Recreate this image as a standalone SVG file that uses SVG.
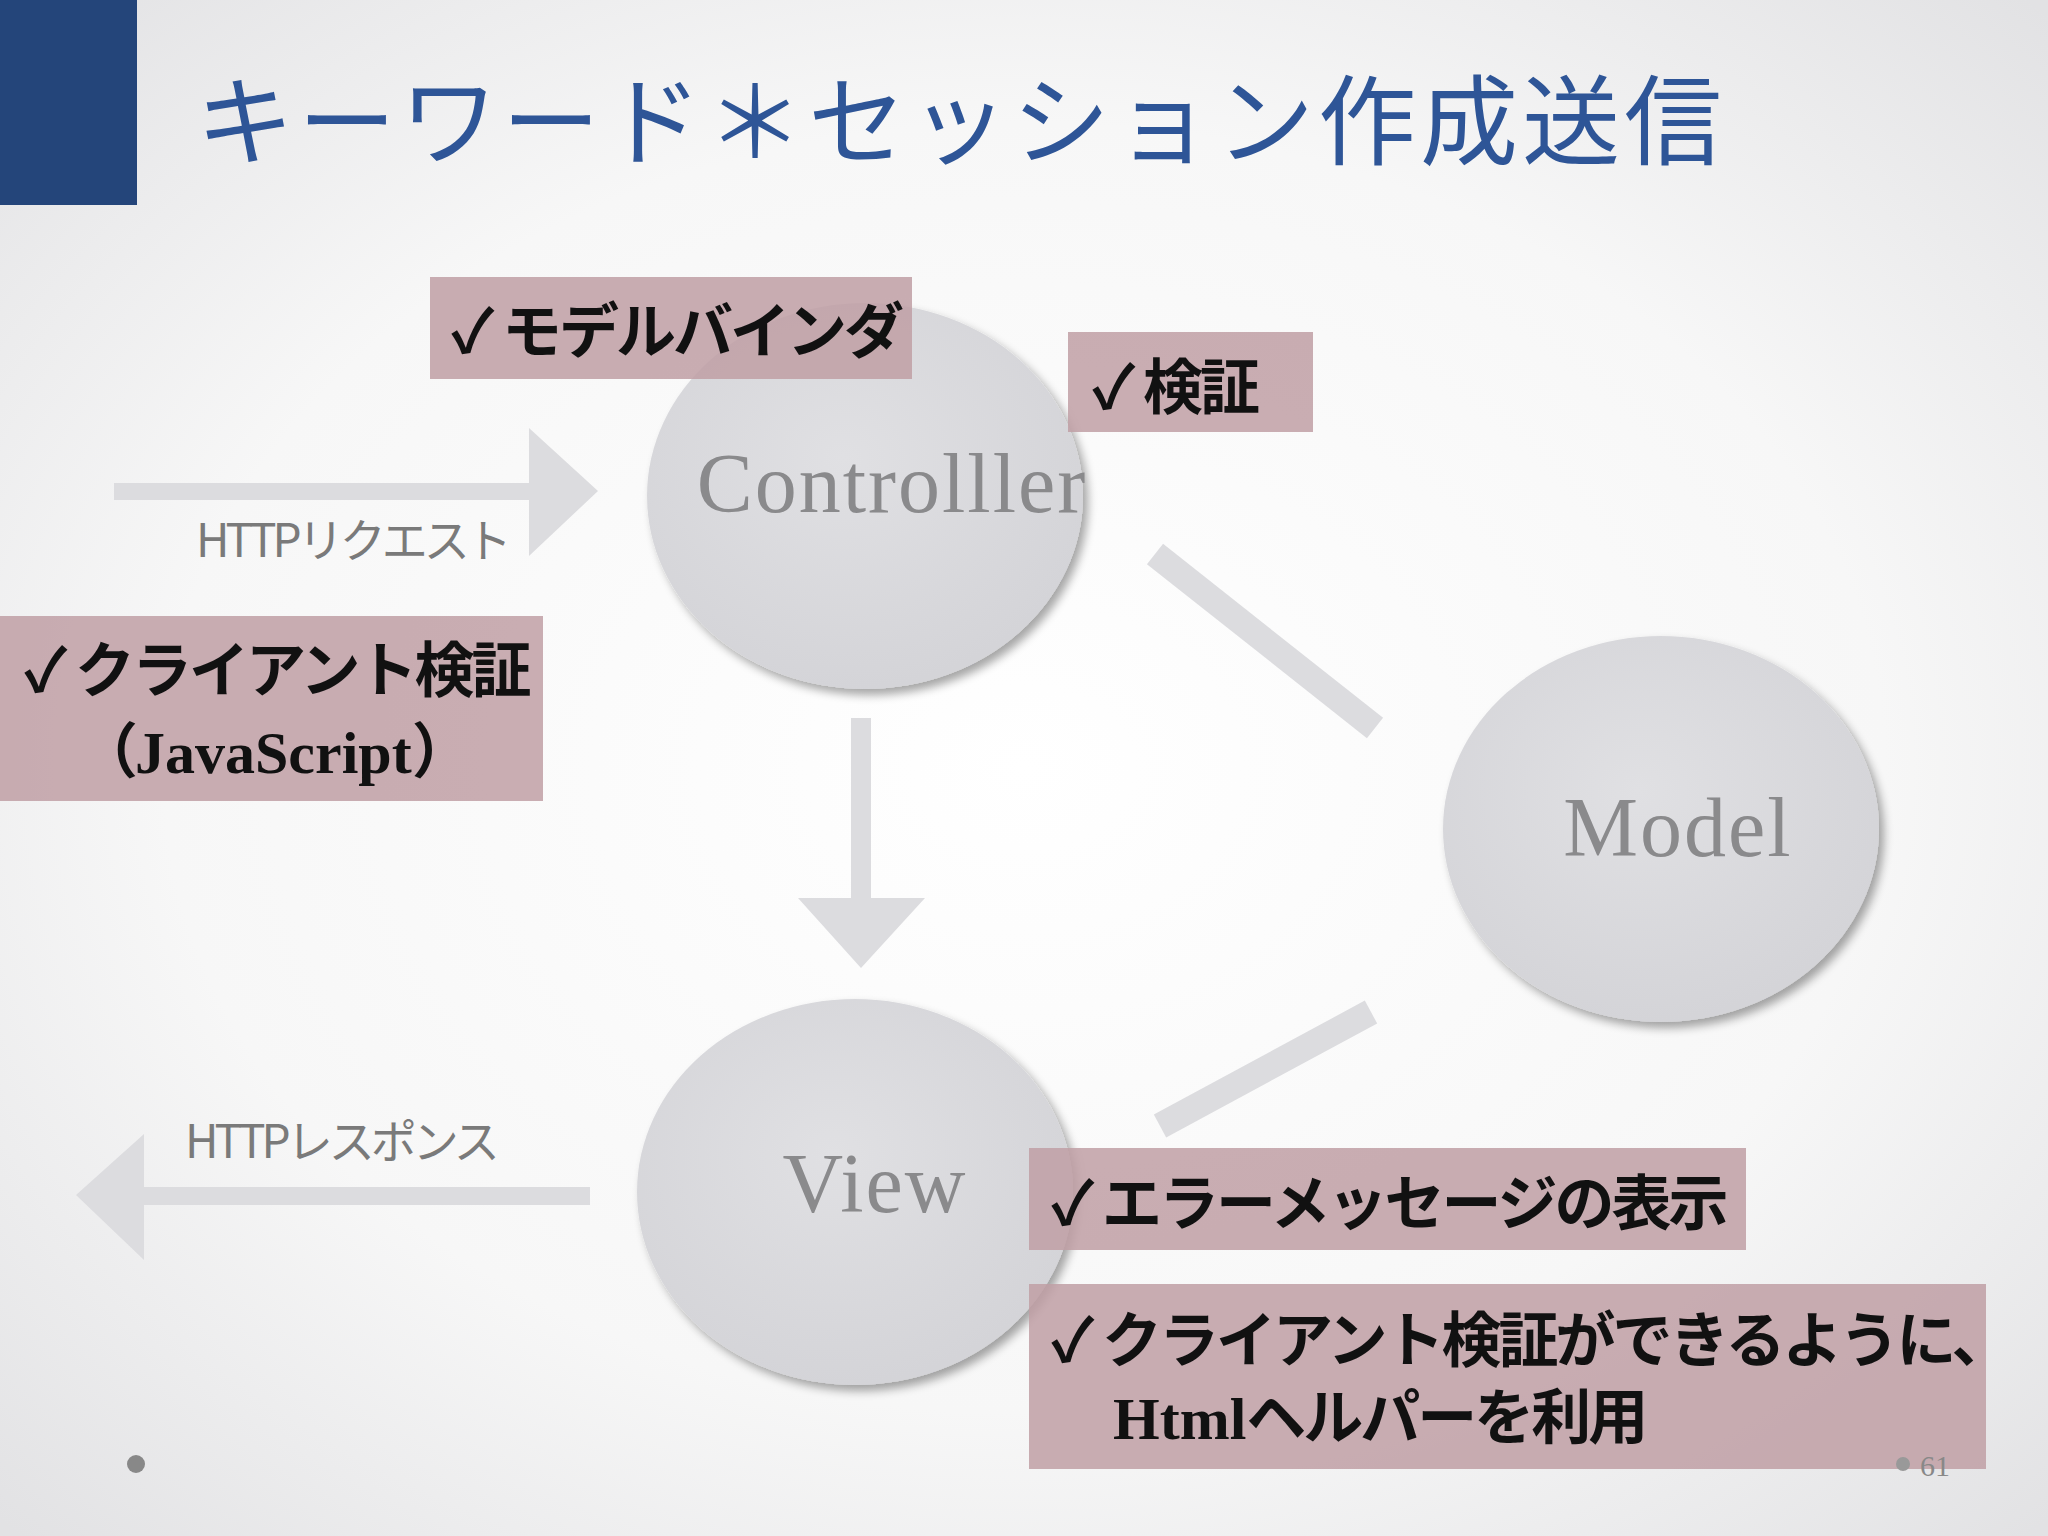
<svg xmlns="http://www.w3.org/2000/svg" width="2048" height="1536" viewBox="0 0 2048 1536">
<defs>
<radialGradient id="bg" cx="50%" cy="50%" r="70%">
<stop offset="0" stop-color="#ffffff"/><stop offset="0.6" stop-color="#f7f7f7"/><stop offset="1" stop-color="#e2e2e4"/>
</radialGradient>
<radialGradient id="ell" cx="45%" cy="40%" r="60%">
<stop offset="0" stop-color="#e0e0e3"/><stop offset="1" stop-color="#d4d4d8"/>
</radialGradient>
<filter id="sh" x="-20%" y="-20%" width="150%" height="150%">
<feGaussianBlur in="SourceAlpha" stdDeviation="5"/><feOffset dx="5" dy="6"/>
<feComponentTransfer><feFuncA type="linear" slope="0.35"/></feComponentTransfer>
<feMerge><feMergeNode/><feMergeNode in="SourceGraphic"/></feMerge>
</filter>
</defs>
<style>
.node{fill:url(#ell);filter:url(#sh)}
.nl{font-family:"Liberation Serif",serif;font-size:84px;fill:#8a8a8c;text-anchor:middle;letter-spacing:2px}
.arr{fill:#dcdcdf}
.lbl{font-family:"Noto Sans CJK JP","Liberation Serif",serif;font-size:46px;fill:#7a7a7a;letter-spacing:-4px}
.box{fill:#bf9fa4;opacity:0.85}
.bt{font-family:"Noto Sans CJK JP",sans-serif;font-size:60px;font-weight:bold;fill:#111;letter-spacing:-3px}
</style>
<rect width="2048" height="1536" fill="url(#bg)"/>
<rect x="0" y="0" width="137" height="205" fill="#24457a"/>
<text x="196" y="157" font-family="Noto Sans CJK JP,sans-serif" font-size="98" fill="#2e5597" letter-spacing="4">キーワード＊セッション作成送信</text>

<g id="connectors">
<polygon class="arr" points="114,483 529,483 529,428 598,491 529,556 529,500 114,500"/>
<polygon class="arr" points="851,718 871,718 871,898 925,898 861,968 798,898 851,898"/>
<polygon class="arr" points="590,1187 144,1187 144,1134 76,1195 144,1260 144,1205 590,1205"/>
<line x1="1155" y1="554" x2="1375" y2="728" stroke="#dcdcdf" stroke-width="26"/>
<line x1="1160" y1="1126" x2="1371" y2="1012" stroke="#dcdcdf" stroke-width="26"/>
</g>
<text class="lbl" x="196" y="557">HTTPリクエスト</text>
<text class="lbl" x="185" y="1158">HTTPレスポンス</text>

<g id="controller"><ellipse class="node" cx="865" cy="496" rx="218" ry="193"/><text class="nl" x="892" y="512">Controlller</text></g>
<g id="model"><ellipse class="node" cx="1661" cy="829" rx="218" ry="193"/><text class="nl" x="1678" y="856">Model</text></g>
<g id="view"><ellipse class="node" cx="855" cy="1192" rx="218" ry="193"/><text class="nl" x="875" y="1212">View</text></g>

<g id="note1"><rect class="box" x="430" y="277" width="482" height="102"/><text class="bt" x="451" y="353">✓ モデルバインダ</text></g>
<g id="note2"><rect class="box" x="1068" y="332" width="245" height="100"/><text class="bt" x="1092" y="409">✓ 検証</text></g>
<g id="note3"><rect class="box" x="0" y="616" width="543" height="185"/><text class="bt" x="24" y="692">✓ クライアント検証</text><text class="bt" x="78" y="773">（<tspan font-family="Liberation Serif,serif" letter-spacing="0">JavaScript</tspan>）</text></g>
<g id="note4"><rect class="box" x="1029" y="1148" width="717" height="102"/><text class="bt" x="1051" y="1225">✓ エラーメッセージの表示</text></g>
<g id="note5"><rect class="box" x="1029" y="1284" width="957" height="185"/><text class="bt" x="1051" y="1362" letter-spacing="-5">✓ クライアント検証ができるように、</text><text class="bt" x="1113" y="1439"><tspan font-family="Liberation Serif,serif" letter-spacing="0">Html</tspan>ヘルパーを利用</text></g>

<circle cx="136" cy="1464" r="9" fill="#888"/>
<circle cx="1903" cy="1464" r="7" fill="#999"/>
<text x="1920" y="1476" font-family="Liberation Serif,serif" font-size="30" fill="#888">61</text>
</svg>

▶ WHAT YOU ARE ASKED TO DO:
Repeat the material above in full and exactly, omitting the pictures.

▶ EXPECTED OUTPUT:
Recreate this image as a standalone SVG file that uses SVG.
<svg xmlns="http://www.w3.org/2000/svg" width="2048" height="1536" viewBox="0 0 2048 1536">
<defs>
<radialGradient id="bg" cx="50%" cy="50%" r="70%">
<stop offset="0" stop-color="#ffffff"/><stop offset="0.6" stop-color="#f7f7f7"/><stop offset="1" stop-color="#e2e2e4"/>
</radialGradient>
<radialGradient id="ell" cx="45%" cy="40%" r="60%">
<stop offset="0" stop-color="#e0e0e3"/><stop offset="1" stop-color="#d4d4d8"/>
</radialGradient>
<filter id="sh" x="-20%" y="-20%" width="150%" height="150%">
<feGaussianBlur in="SourceAlpha" stdDeviation="5"/><feOffset dx="5" dy="6"/>
<feComponentTransfer><feFuncA type="linear" slope="0.35"/></feComponentTransfer>
<feMerge><feMergeNode/><feMergeNode in="SourceGraphic"/></feMerge>
</filter>
</defs>
<style>
.node{fill:url(#ell);filter:url(#sh)}
.nl{font-family:"Liberation Serif",serif;font-size:84px;fill:#8a8a8c;text-anchor:middle;letter-spacing:2px}
.arr{fill:#dcdcdf}
.lbl{font-family:"Noto Sans CJK JP","Liberation Serif",serif;font-size:46px;fill:#7a7a7a;letter-spacing:-4px}
.box{fill:#bf9fa4;opacity:0.85}
.bt{font-family:"Noto Sans CJK JP",sans-serif;font-size:60px;font-weight:bold;fill:#111;letter-spacing:-3px}
</style>
<rect width="2048" height="1536" fill="url(#bg)"/>
<rect x="0" y="0" width="137" height="205" fill="#24457a"/>
<text x="196" y="157" font-family="Noto Sans CJK JP,sans-serif" font-size="98" fill="#2e5597" letter-spacing="4">キーワード＊セッション作成送信</text>

<g id="connectors">
<polygon class="arr" points="114,483 529,483 529,428 598,491 529,556 529,500 114,500"/>
<polygon class="arr" points="851,718 871,718 871,898 925,898 861,968 798,898 851,898"/>
<polygon class="arr" points="590,1187 144,1187 144,1134 76,1195 144,1260 144,1205 590,1205"/>
<line x1="1155" y1="554" x2="1375" y2="728" stroke="#dcdcdf" stroke-width="26"/>
<line x1="1160" y1="1126" x2="1371" y2="1012" stroke="#dcdcdf" stroke-width="26"/>
</g>
<text class="lbl" x="196" y="557">HTTPリクエスト</text>
<text class="lbl" x="185" y="1158">HTTPレスポンス</text>

<g id="controller"><ellipse class="node" cx="865" cy="496" rx="218" ry="193"/><text class="nl" x="892" y="512">Controlller</text></g>
<g id="model"><ellipse class="node" cx="1661" cy="829" rx="218" ry="193"/><text class="nl" x="1678" y="856">Model</text></g>
<g id="view"><ellipse class="node" cx="855" cy="1192" rx="218" ry="193"/><text class="nl" x="875" y="1212">View</text></g>

<g id="note1"><rect class="box" x="430" y="277" width="482" height="102"/><text class="bt" x="451" y="353">✓ モデルバインダ</text></g>
<g id="note2"><rect class="box" x="1068" y="332" width="245" height="100"/><text class="bt" x="1092" y="409">✓ 検証</text></g>
<g id="note3"><rect class="box" x="0" y="616" width="543" height="185"/><text class="bt" x="24" y="692">✓ クライアント検証</text><text class="bt" x="78" y="773">（<tspan font-family="Liberation Serif,serif" letter-spacing="0">JavaScript</tspan>）</text></g>
<g id="note4"><rect class="box" x="1029" y="1148" width="717" height="102"/><text class="bt" x="1051" y="1225">✓ エラーメッセージの表示</text></g>
<g id="note5"><rect class="box" x="1029" y="1284" width="957" height="185"/><text class="bt" x="1051" y="1362" letter-spacing="-5">✓ クライアント検証ができるように、</text><text class="bt" x="1113" y="1439"><tspan font-family="Liberation Serif,serif" letter-spacing="0">Html</tspan>ヘルパーを利用</text></g>

<circle cx="136" cy="1464" r="9" fill="#888"/>
<circle cx="1903" cy="1464" r="7" fill="#999"/>
<text x="1920" y="1476" font-family="Liberation Serif,serif" font-size="30" fill="#888">61</text>
</svg>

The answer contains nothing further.